1. A Unique Token Burn Mechanism
The most striking feature of LEO is its “buyback and burn” model. iFinex commits to using at least 27% of its gross revenue (gross, mark you, not merely net profit) each month to purchase LEO tokens from the open market. These purchased tokens are then destroyed—burned—forever.
This mechanism ensures the following:
- Perpetual Demand: As long as the exchange generates revenue, there is a constant buyer for LEO (namely, iFinex itself).
- Diminishing Supply: The amount of LEO in circulation is in constant decline. Economics 101 dictates that if demand remains stable or rises while supply contracts, upward pressure on price is to be expected.
2. The Dual Blockchain Advantage
LEO is not confined to a single network. It exists on both Ethereum (ERC-20 standard) and EOS. This affords traders and investors the liberty to move based on their preference for speed or lower transaction fees.

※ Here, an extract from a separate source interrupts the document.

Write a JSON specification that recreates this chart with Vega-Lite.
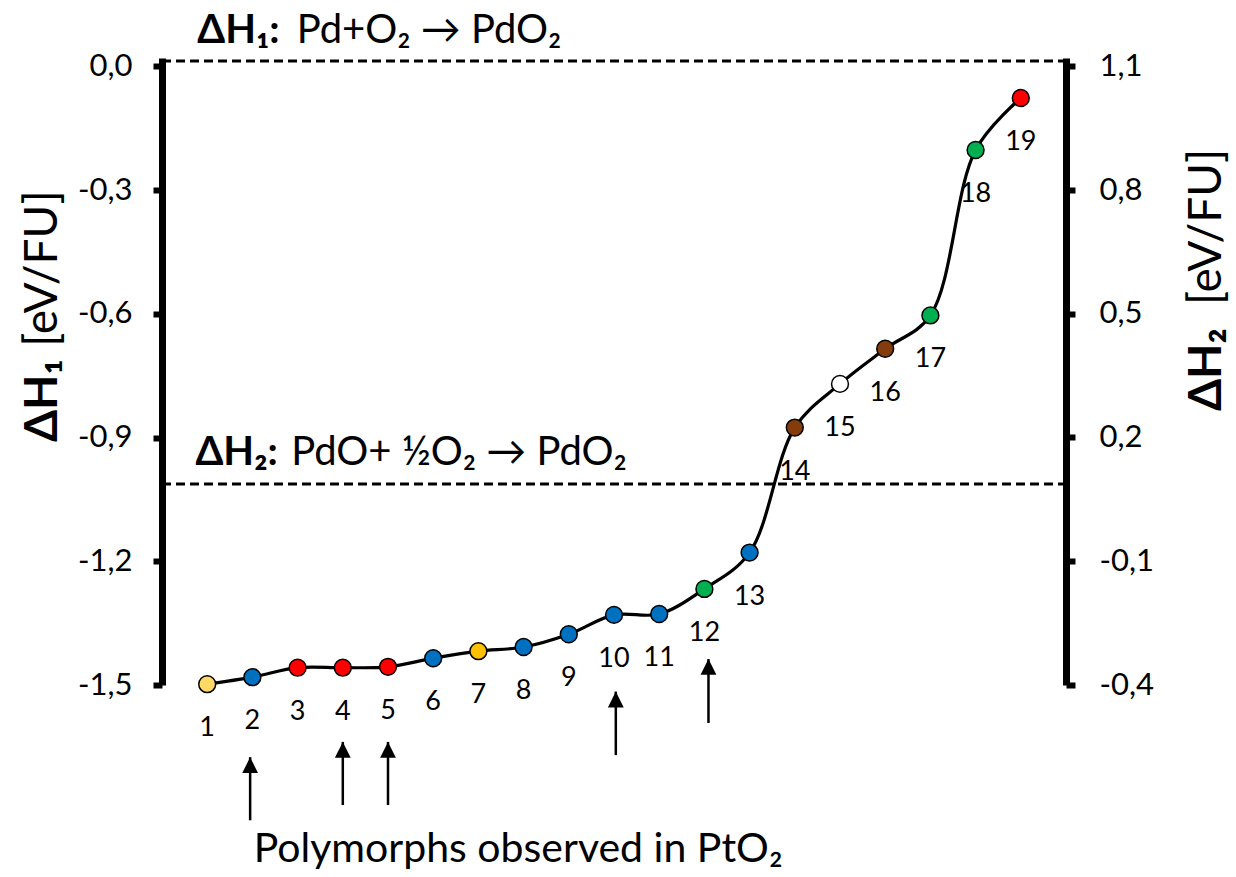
{
  "$schema": "https://vega.github.io/schema/vega-lite/v6.json",
  "width": 904,
  "height": 627,
  "autosize": {"type": "none"},
  "padding": {"left": 162, "top": 58, "right": 170, "bottom": 192},
  "config": {
    "view": {"stroke": null},
    "font": "Lato",
    "text": {"font": "Lato", "color": "black"},
    "axis": {
      "domainColor": "black",
      "domainWidth": 7,
      "tickColor": "black",
      "tickWidth": 6,
      "tickSize": 9,
      "labelFont": "Lato",
      "labelFontSize": 31,
      "labelColor": "black",
      "grid": false
    }
  },
  "datasets": {
    "polymorphs": [
      {"rank": 1, "dh1": -1.498, "family": "A"},
      {"rank": 2, "dh1": -1.481, "family": "B"},
      {"rank": 3, "dh1": -1.458, "family": "C"},
      {"rank": 4, "dh1": -1.458, "family": "C"},
      {"rank": 5, "dh1": -1.456, "family": "C"},
      {"rank": 6, "dh1": -1.435, "family": "B"},
      {"rank": 7, "dh1": -1.418, "family": "D"},
      {"rank": 8, "dh1": -1.408, "family": "B"},
      {"rank": 9, "dh1": -1.377, "family": "B"},
      {"rank": 10, "dh1": -1.330, "family": "B"},
      {"rank": 11, "dh1": -1.328, "family": "B"},
      {"rank": 12, "dh1": -1.267, "family": "E"},
      {"rank": 13, "dh1": -1.179, "family": "B"},
      {"rank": 14, "dh1": -0.876, "family": "F"},
      {"rank": 15, "dh1": -0.770, "family": "G"},
      {"rank": 16, "dh1": -0.685, "family": "F"},
      {"rank": 17, "dh1": -0.604, "family": "E"},
      {"rank": 18, "dh1": -0.203, "family": "E"},
      {"rank": 19, "dh1": -0.077, "family": "C"}
    ],
    "observed": [
      {"rank": 1.95, "tip": -1.675, "tail": -1.828},
      {"rank": 4, "tip": -1.638, "tail": -1.791},
      {"rank": 5, "tip": -1.638, "tail": -1.791},
      {"rank": 10.04, "tip": -1.516, "tail": -1.670},
      {"rank": 12.09, "tip": -1.437, "tail": -1.592}
    ],
    "refH1": [{"dh1": 0.013}],
    "refH2": [{"dh2": 0.087}],
    "boldNotes": [
      {"rank": 0.78, "dh1": 0.0558, "label": "ΔH₁:"},
      {"rank": 0.74, "dh1": -0.967, "label": "ΔH₂:"}
    ],
    "plainNotes": [
      {"rank": 2.98, "dh1": 0.0558, "label": "Pd+O₂ → PdO₂"},
      {"rank": 2.86, "dh1": -0.967, "label": "PdO+ ½O₂ → PdO₂"}
    ],
    "axisBold": [
      {"rank": -2.63, "dh1": -0.911, "label": "ΔH₁"},
      {"rank": 23.12, "dh1": -0.836, "label": "ΔH₂"}
    ],
    "axisPlain": [
      {"rank": -2.63, "dh1": -0.680, "label": "[eV/FU]"},
      {"rank": 23.12, "dh1": -0.579, "label": "[eV/FU]"}
    ],
    "caption": [{"rank": 7.88, "dh1": -1.929, "label": "Polymorphs observed in PtO₂"}]
  },
  "layer": [
    {
      "layer": [
        {
          "data": {"name": "refH1"},
          "mark": {"type": "rule", "strokeWidth": 3, "strokeDash": [9, 5], "color": "black"},
          "encoding": {
            "x": {"datum": 0, "type": "quantitative", "scale": {"domain": [0, 20], "nice": false, "zero": false}, "axis": null},
            "x2": {"datum": 20},
            "y": {
              "field": "dh1",
              "type": "quantitative",
              "title": null,
              "scale": {"domain": [-1.5, 0.02], "nice": false, "zero": false},
              "axis": {
                "orient": "left",
                "values": [-1.5, -1.2, -0.9, -0.6, -0.3, 0],
                "labelExpr": "replace(replace(format(datum.value, '.1f'), '.', ','), '\u2212', '-')",
                "labelPadding": 21
              }
            }
          }
        },
        {
          "data": {"name": "polymorphs"},
          "mark": {"type": "line", "interpolate": "catmull-rom", "strokeWidth": 3.2, "color": "black"},
          "encoding": {
            "x": {"field": "rank", "type": "quantitative", "axis": null},
            "y": {"field": "dh1", "type": "quantitative", "title": null}
          }
        },
        {
          "data": {"name": "polymorphs"},
          "mark": {"type": "point", "filled": true, "size": 285, "stroke": "black", "strokeWidth": 1.5, "opacity": 1},
          "encoding": {
            "x": {"field": "rank", "type": "quantitative", "axis": null},
            "y": {"field": "dh1", "type": "quantitative", "title": null},
            "fill": {
              "field": "family",
              "type": "nominal",
              "legend": null,
              "scale": {
                "domain": ["A", "B", "C", "D", "E", "F", "G"],
                "range": ["#FFD966", "#0070C0", "#FF0000", "#FFC000", "#00B050", "#843C0C", "#FFFFFF"]
              }
            }
          }
        },
        {
          "data": {"name": "polymorphs"},
          "mark": {"type": "text", "fontSize": 27, "dy": 44, "baseline": "middle", "align": "center"},
          "encoding": {
            "x": {"field": "rank", "type": "quantitative", "axis": null},
            "y": {"field": "dh1", "type": "quantitative", "title": null},
            "text": {"field": "rank", "type": "nominal"}
          }
        },
        {
          "data": {"name": "observed"},
          "mark": {"type": "rule", "strokeWidth": 2.5, "color": "black"},
          "encoding": {
            "x": {"field": "rank", "type": "quantitative", "axis": null},
            "y": {"field": "tip", "type": "quantitative", "title": null},
            "y2": {"field": "tail"}
          }
        },
        {
          "data": {"name": "observed"},
          "mark": {"type": "point", "shape": "M0,0L1,2L-1,2Z", "size": 250, "filled": true, "color": "black", "opacity": 1},
          "encoding": {
            "x": {"field": "rank", "type": "quantitative", "axis": null},
            "y": {"field": "tip", "type": "quantitative", "title": null}
          }
        },
        {
          "data": {"name": "boldNotes"},
          "mark": {"type": "text", "fontSize": 40, "fontWeight": "bold", "align": "left", "baseline": "alphabetic"},
          "encoding": {
            "x": {"field": "rank", "type": "quantitative", "axis": null},
            "y": {"field": "dh1", "type": "quantitative", "title": null},
            "text": {"field": "label"}
          }
        },
        {
          "data": {"name": "plainNotes"},
          "mark": {"type": "text", "fontSize": 40, "align": "left", "baseline": "alphabetic"},
          "encoding": {
            "x": {"field": "rank", "type": "quantitative", "axis": null},
            "y": {"field": "dh1", "type": "quantitative", "title": null},
            "text": {"field": "label"}
          }
        },
        {
          "data": {"name": "axisBold"},
          "mark": {"type": "text", "fontSize": 46, "fontWeight": "bold", "angle": 270, "align": "left", "baseline": "middle"},
          "encoding": {
            "x": {"field": "rank", "type": "quantitative", "axis": null},
            "y": {"field": "dh1", "type": "quantitative", "title": null},
            "text": {"field": "label"}
          }
        },
        {
          "data": {"name": "axisPlain"},
          "mark": {"type": "text", "fontSize": 46, "angle": 270, "align": "left", "baseline": "middle"},
          "encoding": {
            "x": {"field": "rank", "type": "quantitative", "axis": null},
            "y": {"field": "dh1", "type": "quantitative", "title": null},
            "text": {"field": "label"}
          }
        },
        {
          "data": {"name": "caption"},
          "mark": {"type": "text", "fontSize": 41, "align": "center", "baseline": "alphabetic"},
          "encoding": {
            "x": {"field": "rank", "type": "quantitative", "axis": null},
            "y": {"field": "dh1", "type": "quantitative", "title": null},
            "text": {"field": "label"}
          }
        }
      ]
    },
    {
      "data": {"name": "refH2"},
      "mark": {"type": "rule", "strokeWidth": 3, "strokeDash": [9, 5], "color": "black"},
      "encoding": {
        "x": {"datum": 0, "type": "quantitative", "axis": null},
        "x2": {"datum": 20},
        "y": {
          "field": "dh2",
          "type": "quantitative",
          "title": null,
          "scale": {"domain": [-0.4, 1.12], "nice": false, "zero": false},
          "axis": {
            "orient": "right",
            "values": [-0.4, -0.1, 0.2, 0.5, 0.8, 1.1],
            "labelExpr": "replace(replace(format(datum.value, '.1f'), '.', ','), '\u2212', '-')",
            "labelPadding": 24
          }
        }
      }
    }
  ],
  "resolve": {"scale": {"y": "independent"}}
}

What Are the Benefits for Users?
“So, what is the gain in holding LEO?” The answer to this question is particularly satisfying for active traders.

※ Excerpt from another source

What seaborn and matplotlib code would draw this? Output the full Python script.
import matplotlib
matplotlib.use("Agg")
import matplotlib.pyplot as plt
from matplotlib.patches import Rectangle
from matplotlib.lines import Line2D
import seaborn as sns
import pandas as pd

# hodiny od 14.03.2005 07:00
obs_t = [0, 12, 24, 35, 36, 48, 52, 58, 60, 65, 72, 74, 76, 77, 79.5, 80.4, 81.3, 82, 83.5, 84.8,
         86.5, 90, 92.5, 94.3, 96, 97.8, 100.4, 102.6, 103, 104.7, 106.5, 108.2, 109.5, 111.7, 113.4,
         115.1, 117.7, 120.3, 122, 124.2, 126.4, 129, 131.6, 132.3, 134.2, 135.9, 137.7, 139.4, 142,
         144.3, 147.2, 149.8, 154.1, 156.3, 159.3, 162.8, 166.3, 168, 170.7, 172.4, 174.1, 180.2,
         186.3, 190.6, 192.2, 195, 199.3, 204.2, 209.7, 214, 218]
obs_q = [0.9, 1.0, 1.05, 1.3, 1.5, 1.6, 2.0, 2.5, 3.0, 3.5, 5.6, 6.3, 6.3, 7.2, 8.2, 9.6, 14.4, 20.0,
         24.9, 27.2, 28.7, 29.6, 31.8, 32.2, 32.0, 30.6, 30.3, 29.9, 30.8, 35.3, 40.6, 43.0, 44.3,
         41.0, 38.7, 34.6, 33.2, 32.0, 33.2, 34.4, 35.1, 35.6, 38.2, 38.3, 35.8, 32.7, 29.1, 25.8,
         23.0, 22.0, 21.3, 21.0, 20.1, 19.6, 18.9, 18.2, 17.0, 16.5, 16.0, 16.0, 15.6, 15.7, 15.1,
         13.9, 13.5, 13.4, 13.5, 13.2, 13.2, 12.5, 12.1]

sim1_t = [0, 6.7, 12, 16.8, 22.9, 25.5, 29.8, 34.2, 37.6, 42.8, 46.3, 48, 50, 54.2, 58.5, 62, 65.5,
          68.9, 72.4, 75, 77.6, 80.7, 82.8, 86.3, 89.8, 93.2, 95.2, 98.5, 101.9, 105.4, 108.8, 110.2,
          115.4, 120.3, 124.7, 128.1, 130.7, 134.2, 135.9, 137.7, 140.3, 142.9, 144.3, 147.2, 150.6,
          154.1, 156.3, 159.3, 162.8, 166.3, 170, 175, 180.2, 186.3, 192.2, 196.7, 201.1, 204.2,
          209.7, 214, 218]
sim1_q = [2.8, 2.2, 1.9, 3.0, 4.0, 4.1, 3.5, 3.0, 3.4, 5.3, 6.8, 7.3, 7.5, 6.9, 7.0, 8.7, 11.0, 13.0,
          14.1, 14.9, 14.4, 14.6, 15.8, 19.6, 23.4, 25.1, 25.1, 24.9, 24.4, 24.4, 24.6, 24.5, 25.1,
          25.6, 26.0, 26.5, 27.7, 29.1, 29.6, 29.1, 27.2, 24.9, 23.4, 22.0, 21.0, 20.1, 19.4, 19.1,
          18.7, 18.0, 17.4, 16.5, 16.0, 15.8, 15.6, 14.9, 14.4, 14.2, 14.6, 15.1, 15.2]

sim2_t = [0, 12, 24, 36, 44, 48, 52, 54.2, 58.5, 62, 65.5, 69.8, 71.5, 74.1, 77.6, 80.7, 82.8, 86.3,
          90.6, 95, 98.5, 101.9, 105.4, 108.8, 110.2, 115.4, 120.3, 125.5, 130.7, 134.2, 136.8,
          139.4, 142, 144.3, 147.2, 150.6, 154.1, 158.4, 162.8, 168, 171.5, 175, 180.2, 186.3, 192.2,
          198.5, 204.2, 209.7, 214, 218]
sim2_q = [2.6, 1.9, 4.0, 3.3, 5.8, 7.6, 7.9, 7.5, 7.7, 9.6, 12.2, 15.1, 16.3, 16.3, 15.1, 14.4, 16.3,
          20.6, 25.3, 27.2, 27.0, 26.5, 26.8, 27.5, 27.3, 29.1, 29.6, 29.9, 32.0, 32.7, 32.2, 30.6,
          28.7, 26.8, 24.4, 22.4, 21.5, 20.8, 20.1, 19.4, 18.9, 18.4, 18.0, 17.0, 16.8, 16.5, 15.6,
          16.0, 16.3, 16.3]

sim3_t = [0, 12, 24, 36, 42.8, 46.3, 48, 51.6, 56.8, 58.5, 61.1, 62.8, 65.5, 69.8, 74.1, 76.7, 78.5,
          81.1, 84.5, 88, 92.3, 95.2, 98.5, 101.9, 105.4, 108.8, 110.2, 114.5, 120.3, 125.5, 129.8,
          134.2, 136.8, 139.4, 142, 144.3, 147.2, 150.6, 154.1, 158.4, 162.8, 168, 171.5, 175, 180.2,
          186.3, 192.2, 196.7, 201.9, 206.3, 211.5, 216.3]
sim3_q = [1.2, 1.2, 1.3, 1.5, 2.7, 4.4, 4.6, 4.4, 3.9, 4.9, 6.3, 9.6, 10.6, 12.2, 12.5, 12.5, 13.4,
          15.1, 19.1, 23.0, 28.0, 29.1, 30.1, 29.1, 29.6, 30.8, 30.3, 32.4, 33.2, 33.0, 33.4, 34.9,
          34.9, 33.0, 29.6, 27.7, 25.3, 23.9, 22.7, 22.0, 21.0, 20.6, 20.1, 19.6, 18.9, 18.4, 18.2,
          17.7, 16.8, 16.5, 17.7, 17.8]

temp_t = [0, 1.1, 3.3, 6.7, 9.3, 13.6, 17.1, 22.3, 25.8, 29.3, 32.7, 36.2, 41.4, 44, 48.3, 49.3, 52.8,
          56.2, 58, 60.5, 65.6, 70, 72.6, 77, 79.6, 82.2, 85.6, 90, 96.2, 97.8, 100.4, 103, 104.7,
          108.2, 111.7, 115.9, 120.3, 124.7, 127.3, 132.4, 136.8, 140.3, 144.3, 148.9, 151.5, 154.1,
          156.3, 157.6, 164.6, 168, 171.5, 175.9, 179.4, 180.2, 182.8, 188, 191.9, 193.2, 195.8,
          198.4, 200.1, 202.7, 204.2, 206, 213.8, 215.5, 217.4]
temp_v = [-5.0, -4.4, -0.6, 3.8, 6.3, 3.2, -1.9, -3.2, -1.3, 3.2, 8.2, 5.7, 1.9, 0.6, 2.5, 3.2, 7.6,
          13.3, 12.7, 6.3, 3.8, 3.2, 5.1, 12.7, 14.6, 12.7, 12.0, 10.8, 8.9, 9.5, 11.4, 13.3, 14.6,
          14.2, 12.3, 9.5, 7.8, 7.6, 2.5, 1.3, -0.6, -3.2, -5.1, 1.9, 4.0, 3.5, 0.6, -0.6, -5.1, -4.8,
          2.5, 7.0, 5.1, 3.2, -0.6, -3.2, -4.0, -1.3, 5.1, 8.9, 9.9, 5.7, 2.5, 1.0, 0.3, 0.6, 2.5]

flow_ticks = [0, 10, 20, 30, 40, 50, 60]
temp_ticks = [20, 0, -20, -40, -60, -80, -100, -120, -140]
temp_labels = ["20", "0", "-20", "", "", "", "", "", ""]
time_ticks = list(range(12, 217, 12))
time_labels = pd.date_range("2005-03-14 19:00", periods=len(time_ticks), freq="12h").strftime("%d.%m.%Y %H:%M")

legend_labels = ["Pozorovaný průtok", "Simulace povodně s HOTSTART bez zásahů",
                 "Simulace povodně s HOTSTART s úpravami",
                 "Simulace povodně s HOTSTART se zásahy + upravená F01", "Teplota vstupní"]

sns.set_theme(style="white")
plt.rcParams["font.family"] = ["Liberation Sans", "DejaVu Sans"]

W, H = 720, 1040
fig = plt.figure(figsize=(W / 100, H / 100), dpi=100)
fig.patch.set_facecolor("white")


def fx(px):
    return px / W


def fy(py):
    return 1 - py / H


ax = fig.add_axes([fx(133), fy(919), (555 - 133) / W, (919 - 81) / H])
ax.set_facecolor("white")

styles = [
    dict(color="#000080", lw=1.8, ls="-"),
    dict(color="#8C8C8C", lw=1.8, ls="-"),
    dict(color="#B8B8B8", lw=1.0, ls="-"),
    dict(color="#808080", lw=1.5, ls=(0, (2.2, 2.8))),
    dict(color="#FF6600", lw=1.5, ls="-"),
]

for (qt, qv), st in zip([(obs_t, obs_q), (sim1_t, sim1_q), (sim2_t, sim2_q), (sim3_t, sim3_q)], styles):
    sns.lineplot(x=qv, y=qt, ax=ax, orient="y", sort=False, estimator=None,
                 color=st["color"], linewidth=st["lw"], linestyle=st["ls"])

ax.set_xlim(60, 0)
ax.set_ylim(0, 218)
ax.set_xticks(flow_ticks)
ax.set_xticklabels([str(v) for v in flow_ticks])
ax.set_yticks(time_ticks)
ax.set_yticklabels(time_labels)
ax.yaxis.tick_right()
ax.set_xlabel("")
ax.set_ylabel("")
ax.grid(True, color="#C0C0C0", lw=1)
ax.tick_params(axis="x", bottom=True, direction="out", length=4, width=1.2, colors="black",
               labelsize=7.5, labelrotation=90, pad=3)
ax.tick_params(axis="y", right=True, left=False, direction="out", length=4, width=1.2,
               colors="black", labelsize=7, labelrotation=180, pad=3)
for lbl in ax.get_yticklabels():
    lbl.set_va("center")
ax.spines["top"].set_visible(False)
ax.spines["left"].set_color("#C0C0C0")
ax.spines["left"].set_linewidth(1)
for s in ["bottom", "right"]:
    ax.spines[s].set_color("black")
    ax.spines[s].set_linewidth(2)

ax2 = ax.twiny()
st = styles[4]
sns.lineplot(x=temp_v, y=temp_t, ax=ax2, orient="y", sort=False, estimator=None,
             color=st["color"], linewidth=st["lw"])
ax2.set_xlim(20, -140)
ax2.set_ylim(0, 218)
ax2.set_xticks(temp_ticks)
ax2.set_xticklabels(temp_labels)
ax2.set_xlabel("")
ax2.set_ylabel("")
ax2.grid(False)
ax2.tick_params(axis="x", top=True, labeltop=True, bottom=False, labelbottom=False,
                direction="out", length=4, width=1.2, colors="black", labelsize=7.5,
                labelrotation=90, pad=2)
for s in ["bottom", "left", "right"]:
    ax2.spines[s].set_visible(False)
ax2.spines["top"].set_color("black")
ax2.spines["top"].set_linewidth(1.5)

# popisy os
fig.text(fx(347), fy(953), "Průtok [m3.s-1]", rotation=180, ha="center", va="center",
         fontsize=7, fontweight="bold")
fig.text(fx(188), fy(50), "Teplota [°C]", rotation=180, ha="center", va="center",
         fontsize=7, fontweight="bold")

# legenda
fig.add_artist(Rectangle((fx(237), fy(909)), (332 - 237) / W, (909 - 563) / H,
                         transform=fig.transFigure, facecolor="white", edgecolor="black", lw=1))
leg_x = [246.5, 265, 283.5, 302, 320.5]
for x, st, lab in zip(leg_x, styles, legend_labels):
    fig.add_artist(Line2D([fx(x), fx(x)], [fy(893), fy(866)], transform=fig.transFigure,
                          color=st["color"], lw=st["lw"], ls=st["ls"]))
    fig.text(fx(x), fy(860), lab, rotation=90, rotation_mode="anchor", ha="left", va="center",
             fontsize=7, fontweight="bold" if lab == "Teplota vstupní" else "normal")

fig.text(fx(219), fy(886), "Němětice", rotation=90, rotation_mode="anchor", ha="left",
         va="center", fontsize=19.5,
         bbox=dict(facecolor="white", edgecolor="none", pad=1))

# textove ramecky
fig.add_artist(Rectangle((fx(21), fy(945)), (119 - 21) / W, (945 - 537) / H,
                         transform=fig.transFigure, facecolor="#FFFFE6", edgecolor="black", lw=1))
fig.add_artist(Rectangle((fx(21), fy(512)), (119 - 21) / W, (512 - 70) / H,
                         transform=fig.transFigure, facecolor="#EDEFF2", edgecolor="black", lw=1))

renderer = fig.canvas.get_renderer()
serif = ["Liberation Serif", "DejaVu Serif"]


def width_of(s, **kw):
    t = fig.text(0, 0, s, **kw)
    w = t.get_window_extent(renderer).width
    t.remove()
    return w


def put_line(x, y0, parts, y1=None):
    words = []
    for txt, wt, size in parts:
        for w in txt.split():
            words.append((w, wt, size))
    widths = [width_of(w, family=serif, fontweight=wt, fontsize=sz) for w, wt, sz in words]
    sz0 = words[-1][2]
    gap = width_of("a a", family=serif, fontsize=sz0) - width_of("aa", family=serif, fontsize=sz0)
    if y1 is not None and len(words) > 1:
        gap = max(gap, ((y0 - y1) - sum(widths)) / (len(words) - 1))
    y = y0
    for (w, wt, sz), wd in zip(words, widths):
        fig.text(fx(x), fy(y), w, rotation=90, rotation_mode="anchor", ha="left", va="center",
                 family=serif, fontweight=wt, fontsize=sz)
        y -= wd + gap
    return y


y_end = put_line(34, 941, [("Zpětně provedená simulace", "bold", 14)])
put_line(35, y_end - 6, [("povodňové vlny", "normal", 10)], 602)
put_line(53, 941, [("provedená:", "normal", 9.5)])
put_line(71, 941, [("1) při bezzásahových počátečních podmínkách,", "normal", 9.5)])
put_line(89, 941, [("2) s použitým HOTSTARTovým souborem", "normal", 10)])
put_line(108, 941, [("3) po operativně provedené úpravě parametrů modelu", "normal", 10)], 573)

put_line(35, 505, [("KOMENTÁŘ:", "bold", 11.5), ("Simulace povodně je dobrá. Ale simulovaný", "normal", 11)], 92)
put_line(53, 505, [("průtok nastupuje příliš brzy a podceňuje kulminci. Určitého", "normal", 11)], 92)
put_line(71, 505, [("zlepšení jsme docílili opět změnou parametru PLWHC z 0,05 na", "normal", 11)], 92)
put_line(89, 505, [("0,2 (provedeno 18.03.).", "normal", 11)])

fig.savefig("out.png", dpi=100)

- Trading Fee Reductions: Users holding LEO on Bitfinex receive a 15% discount on “Taker” fees, with even higher discount rates applied to “Maker” fees.
- Lending Discounts: Those providing P2P financing (lenders) can hold LEO to receive reductions on the fees charged for their services.
- Ease of Deposit and Withdrawal: Special fee discounts apply to LEO holders for both cryptocurrency and fiat currency deposits and withdrawals.
- Ecosystem Privileges: LEO holders are invariably granted priority access to future products launched by iFinex (such as Dazaar or Bitfinex Derivatives).
Is LEO Token Reliable? Risks and Rewards
Like any investment vehicle, LEO has two sides. Let us weigh the pros and cons from a professional perspective.
The Pros (+)
- Massive Backing: It is supported by Bitfinex/iFinex, a titan that has been in the market since 2012 and manages billions in volume. This proves it is far from a “fly-by-night” operation.
- Deflationary Structure: As tokens are continuously burned, the aim is to create a supply shock over the long term, thereby preserving value.
- Transparency: iFinex regularly publishes the amount of burned tokens and revenue reports via the “UNUS SED LEO Transparency Initiative”.
The Cons (-)
- Centralisation Risk: LEO’s fate is inextricably tied to the success of the iFinex company. Should Bitfinex face legal tribulations or insolvency, the value of LEO could theoretically be wiped out.
- Competition: It faces rivals with far broader utility, such as BNB (Binance Coin). LEO may remain a niche asset catering primarily to “professional traders”.
The Future of UNUS SED LEO: What to Expect?
The future of the LEO Token is directly correlated with Bitfinex’s market share and whether iFinex can recover its lost funds. There is a critical detail in the Whitepaper: If iFinex manages to recover those infamous funds seized in 2018, it has pledged to use the vast majority of that money (95% of it) to immediately buy back and burn LEO tokens.
Such a scenario could create immense buying pressure and trigger a sudden price movement. This represents the “winning lottery ticket” scenario that many LEO investors quietly anticipate.
Should LEO Be in Your Portfolio?
UNUS SED LEO is not merely a tool for speculation; it is the tokenised reflection of a working business model (exchange revenue). If you are an active user of the Bitfinex exchange, holding LEO is essentially a prerequisite, as the savings on commissions are substantial.
However, for the long-term investor, the sustainability of the “revenue buyback” model and iFinex’s success in its legal battles will be the critical metrics to monitor.
Will the lion continue to roar? Only time and Bitfinex’s performance will tell. Yet, one fact remains: UNUS SED LEO possesses one of the most robust token models in the cryptocurrency ecosystem, built firmly on the pillars of quality and resilience.